**Task requirements**: Exact reproduction of the data is required, with images excluded.

══════

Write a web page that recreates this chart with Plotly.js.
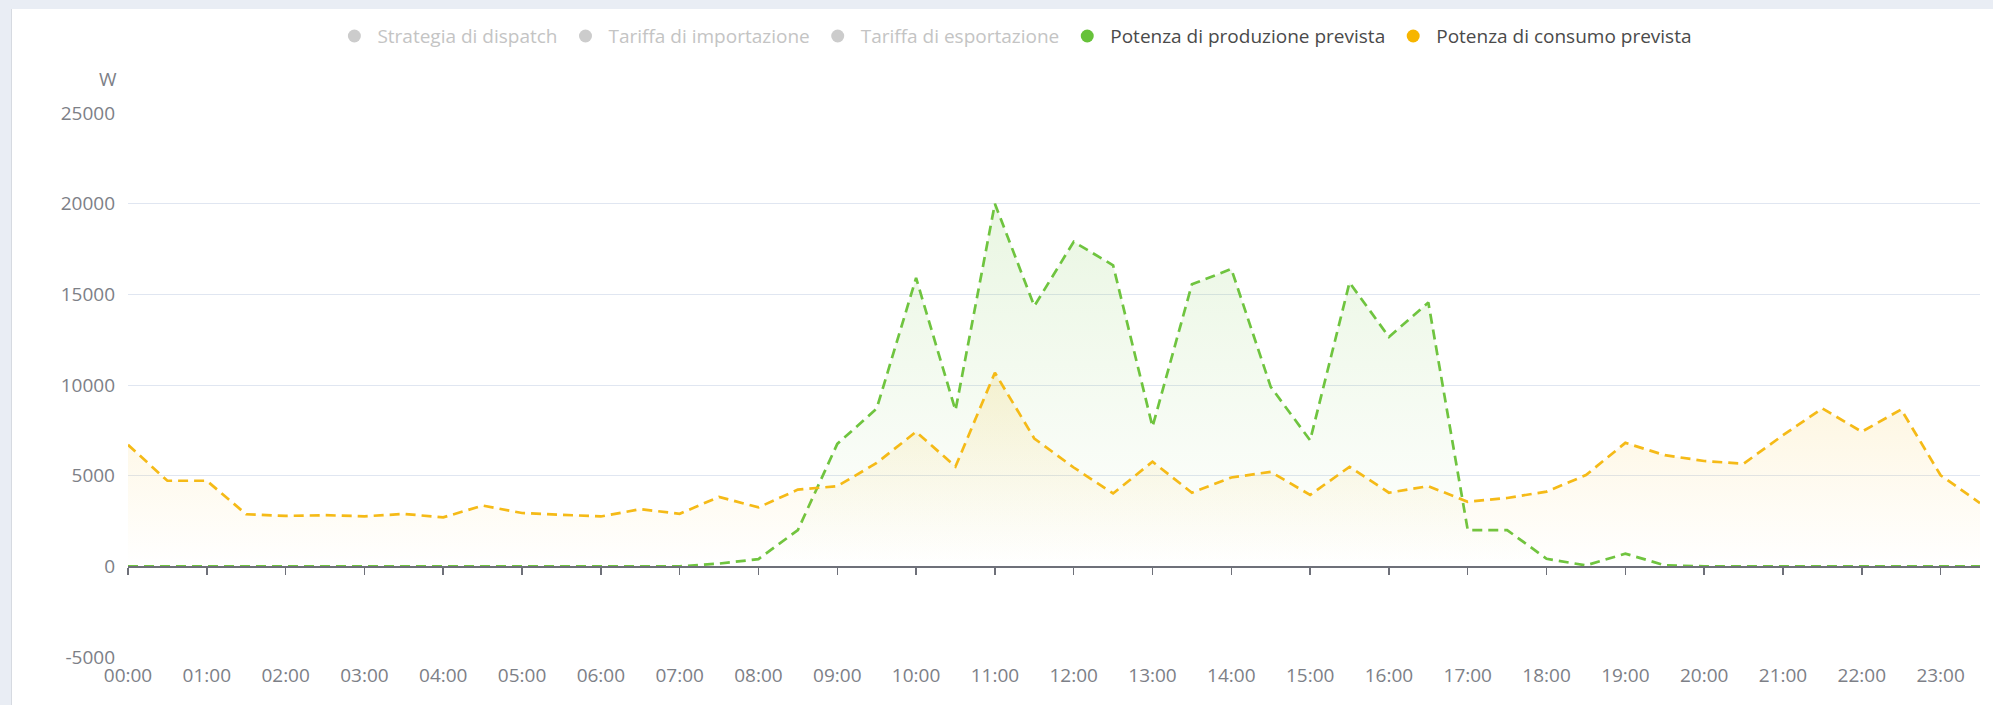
<!DOCTYPE html>
<html>
<head>
<meta charset="utf-8">
<script src="https://cdn.plot.ly/plotly-3.0.1.min.js"></script>
<style>
  html, body { margin: 0; padding: 0; background: #e9edf4; width: 1993px; height: 705px; overflow: hidden; }
  #card { position: absolute; left: 11px; top: 9px; width: 1982px; height: 696px; background: #ffffff; border-left: 1px solid #d6dae1; box-sizing: border-box; }
  #chart { width: 1981px; height: 696px; }
</style>
</head>
<body>
<div id="card"><div id="chart"></div></div>
<script>
const times = ["00:00","00:30","01:00","01:30","02:00","02:30","03:00","03:30","04:00","04:30","05:00","05:30",
  "06:00","06:30","07:00","07:30","08:00","08:30","09:00","09:30","10:00","10:30","11:00","11:30",
  "12:00","12:30","13:00","13:30","14:00","14:30","15:00","15:30","16:00","16:30","17:00","17:30",
  "18:00","18:30","19:00","19:30","20:00","20:30","21:00","21:30","22:00","22:30","23:00","23:30"];

const hourLabels = ["00:00","01:00","02:00","03:00","04:00","05:00","06:00","07:00","08:00","09:00","10:00","11:00",
  "12:00","13:00","14:00","15:00","16:00","17:00","18:00","19:00","20:00","21:00","22:00","23:00"];

const production = [0,0,0,0,0,0,0,0,0,0,0,0,0,0,
  0,150,400,2000,6750,8700,15900,8600,20000,14350,17900,16600,7700,15550,16400,9900,6950,15650,12650,14550,
  2000,2000,420,50,700,60,0,0,0,0,0,0,0,0];

const consumption = [6700,4720,4720,2870,2780,2820,2760,2890,2700,3350,2940,2830,2750,3150,
  2900,3830,3250,4230,4420,5700,7420,5500,10680,7050,5450,4020,5770,4060,4900,5210,3940,5490,4060,4420,
  3560,3770,4120,5030,6810,6130,5810,5660,7230,8710,7420,8650,5020,3490];

const legendNames = ["Strategia di dispatch","Tariffa di importazione","Tariffa di esportazione",
  "Potenza di produzione prevista","Potenza di consumo prevista"];
const yTicks = [-5000,0,5000,10000,15000,20000,25000];
const yTickText = ["-5000","0","5000","10000","15000","20000","25000"];

const GREEN = '#6fc43f', YELLOW = '#f5ba17', GREY = '#cccccc';

const traces = [];
const legendColors = [GREY, GREY, GREY, '#67c23a', '#f7b500'];
legendNames.forEach((n, i) => {
  const active = i >= 3;
  traces.push({
    type: 'scatter', mode: 'markers', x: [null], y: [null],
    name: active ? n : '<span style="color:#c4c4c4">' + n + '</span>',
    marker: { color: legendColors[i], size: 13, symbol: 'circle' },
    showlegend: true, hoverinfo: 'skip'
  });
});

traces.push({
  type: 'scatter', mode: 'lines', x: times, y: production, showlegend: false,
  line: { color: GREEN, width: 2.7, dash: '10px,6px' },
  fill: 'tozeroy',
  fillgradient: { type: 'vertical', colorscale: [[0, 'rgba(111,196,63,0.0)'], [1, 'rgba(111,196,63,0.15)']] },
  cliponaxis: false
});
traces.push({
  type: 'scatter', mode: 'lines', x: times, y: consumption, showlegend: false,
  line: { color: YELLOW, width: 2.7, dash: '10px,6px' },
  fill: 'tozeroy',
  fillgradient: { type: 'vertical', colorscale: [[0, 'rgba(245,186,23,0.0)'], [1, 'rgba(245,186,23,0.15)']] },
  cliponaxis: false
});

const tickIdx = hourLabels.map(h => times.indexOf(h));

const layout = {
  width: 1981, height: 696,
  margin: { l: 116, r: 13, t: 104, b: 48 },
  paper_bgcolor: '#ffffff', plot_bgcolor: '#ffffff',
  font: { family: '"Open Sans", "Noto Sans", sans-serif', color: '#6e7079' },
  showlegend: true,
  legend: {
    orientation: 'h', xref: 'container', yref: 'container',
    x: 0.506, xanchor: 'center', y: 0.961, yanchor: 'middle',
    font: { size: 19, color: '#4a4a4a' }, itemclick: false, itemdoubleclick: false,
    traceorder: 'normal', itemwidth: 36
  },
  xaxis: {
    type: 'category', categoryorder: 'array', categoryarray: times,
    range: [0, times.length - 1],
    tickmode: 'array', tickvals: hourLabels, ticktext: hourLabels,
    showgrid: false, zeroline: false, showline: false, ticks: '',
    tickfont: { size: 19, color: '#7d8087' }, ticklabelstandoff: 5
  },
  xaxis2: {
    overlaying: 'x', anchor: 'free', position: 1 / 6, type: 'linear',
    range: [0, times.length - 1], tickmode: 'array', tickvals: tickIdx,
    showticklabels: false, showgrid: false, zeroline: false,
    showline: true, linecolor: '#6e7079', linewidth: 1.6,
    ticks: 'outside', ticklen: 7, tickwidth: 1.5, tickcolor: '#6e7079'
  },
  yaxis: {
    range: [-5000, 25000], tickmode: 'array', tickvals: yTicks, ticktext: yTickText,
    showgrid: true, gridcolor: '#e0e6f1', gridwidth: 1,
    zeroline: false, showline: false, ticks: '',
    tickfont: { size: 19, color: '#7d8087' }, ticklabelstandoff: 12
  },
  annotations: [{
    text: 'W', xref: 'paper', yref: 'paper', x: 0, y: 1, xanchor: 'center', yanchor: 'middle',
    xshift: -20, yshift: 34, showarrow: false, font: { size: 19, color: '#7d8087' }
  }]
};

traces.push({ type: 'scatter', mode: 'lines', x: [null], y: [null], xaxis: 'x2', showlegend: false, hoverinfo: 'skip' });

Plotly.newPlot('chart', traces, layout, { displayModeBar: false, staticPlot: true });
</script>
</body>
</html>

══════

**Correct answer**:
Write a web page that recreates this chart with Plotly.js.
<!DOCTYPE html>
<html>
<head>
<meta charset="utf-8">
<script src="https://cdn.plot.ly/plotly-3.0.1.min.js"></script>
<style>
  html, body { margin: 0; padding: 0; background: #e9edf4; width: 1993px; height: 705px; overflow: hidden; }
  #card { position: absolute; left: 11px; top: 9px; width: 1982px; height: 696px; background: #ffffff; border-left: 1px solid #d6dae1; box-sizing: border-box; }
  #chart { width: 1981px; height: 696px; }
</style>
</head>
<body>
<div id="card"><div id="chart"></div></div>
<script>
const times = ["00:00","00:30","01:00","01:30","02:00","02:30","03:00","03:30","04:00","04:30","05:00","05:30",
  "06:00","06:30","07:00","07:30","08:00","08:30","09:00","09:30","10:00","10:30","11:00","11:30",
  "12:00","12:30","13:00","13:30","14:00","14:30","15:00","15:30","16:00","16:30","17:00","17:30",
  "18:00","18:30","19:00","19:30","20:00","20:30","21:00","21:30","22:00","22:30","23:00","23:30"];

const hourLabels = ["00:00","01:00","02:00","03:00","04:00","05:00","06:00","07:00","08:00","09:00","10:00","11:00",
  "12:00","13:00","14:00","15:00","16:00","17:00","18:00","19:00","20:00","21:00","22:00","23:00"];

const production = [0,0,0,0,0,0,0,0,0,0,0,0,0,0,
  0,150,400,2000,6750,8700,15900,8600,20000,14350,17900,16600,7700,15550,16400,9900,6950,15650,12650,14550,
  2000,2000,420,50,700,60,0,0,0,0,0,0,0,0];

const consumption = [6700,4720,4720,2870,2780,2820,2760,2890,2700,3350,2940,2830,2750,3150,
  2900,3830,3250,4230,4420,5700,7420,5500,10680,7050,5450,4020,5770,4060,4900,5210,3940,5490,4060,4420,
  3560,3770,4120,5030,6810,6130,5810,5660,7230,8710,7420,8650,5020,3490];

const legendNames = ["Strategia di dispatch","Tariffa di importazione","Tariffa di esportazione",
  "Potenza di produzione prevista","Potenza di consumo prevista"];
const yTicks = [-5000,0,5000,10000,15000,20000,25000];
const yTickText = ["-5000","0","5000","10000","15000","20000","25000"];

const GREEN = '#6fc43f', YELLOW = '#f5ba17', GREY = '#cccccc';

const traces = [];
const legendColors = [GREY, GREY, GREY, '#67c23a', '#f7b500'];
legendNames.forEach((n, i) => {
  const active = i >= 3;
  traces.push({
    type: 'scatter', mode: 'markers', x: [null], y: [null],
    name: active ? n : '<span style="color:#c4c4c4">' + n + '</span>',
    marker: { color: legendColors[i], size: 13, symbol: 'circle' },
    showlegend: true, hoverinfo: 'skip'
  });
});

traces.push({
  type: 'scatter', mode: 'lines', x: times, y: production, showlegend: false,
  line: { color: GREEN, width: 2.7, dash: '10px,6px' },
  fill: 'tozeroy',
  fillgradient: { type: 'vertical', colorscale: [[0, 'rgba(111,196,63,0.0)'], [1, 'rgba(111,196,63,0.15)']] },
  cliponaxis: false
});
traces.push({
  type: 'scatter', mode: 'lines', x: times, y: consumption, showlegend: false,
  line: { color: YELLOW, width: 2.7, dash: '10px,6px' },
  fill: 'tozeroy',
  fillgradient: { type: 'vertical', colorscale: [[0, 'rgba(245,186,23,0.0)'], [1, 'rgba(245,186,23,0.15)']] },
  cliponaxis: false
});

const tickIdx = hourLabels.map(h => times.indexOf(h));

const layout = {
  width: 1981, height: 696,
  margin: { l: 116, r: 13, t: 104, b: 48 },
  paper_bgcolor: '#ffffff', plot_bgcolor: '#ffffff',
  font: { family: '"Open Sans", "Noto Sans", sans-serif', color: '#6e7079' },
  showlegend: true,
  legend: {
    orientation: 'h', xref: 'container', yref: 'container',
    x: 0.506, xanchor: 'center', y: 0.961, yanchor: 'middle',
    font: { size: 19, color: '#4a4a4a' }, itemclick: false, itemdoubleclick: false,
    traceorder: 'normal', itemwidth: 36
  },
  xaxis: {
    type: 'category', categoryorder: 'array', categoryarray: times,
    range: [0, times.length - 1],
    tickmode: 'array', tickvals: hourLabels, ticktext: hourLabels,
    showgrid: false, zeroline: false, showline: false, ticks: '',
    tickfont: { size: 19, color: '#7d8087' }, ticklabelstandoff: 5
  },
  xaxis2: {
    overlaying: 'x', anchor: 'free', position: 1 / 6, type: 'linear',
    range: [0, times.length - 1], tickmode: 'array', tickvals: tickIdx,
    showticklabels: false, showgrid: false, zeroline: false,
    showline: true, linecolor: '#6e7079', linewidth: 1.6,
    ticks: 'outside', ticklen: 7, tickwidth: 1.5, tickcolor: '#6e7079'
  },
  yaxis: {
    range: [-5000, 25000], tickmode: 'array', tickvals: yTicks, ticktext: yTickText,
    showgrid: true, gridcolor: '#e0e6f1', gridwidth: 1,
    zeroline: false, showline: false, ticks: '',
    tickfont: { size: 19, color: '#7d8087' }, ticklabelstandoff: 12
  },
  annotations: [{
    text: 'W', xref: 'paper', yref: 'paper', x: 0, y: 1, xanchor: 'center', yanchor: 'middle',
    xshift: -20, yshift: 34, showarrow: false, font: { size: 19, color: '#7d8087' }
  }]
};

traces.push({ type: 'scatter', mode: 'lines', x: [null], y: [null], xaxis: 'x2', showlegend: false, hoverinfo: 'skip' });

Plotly.newPlot('chart', traces, layout, { displayModeBar: false, staticPlot: true });
</script>
</body>
</html>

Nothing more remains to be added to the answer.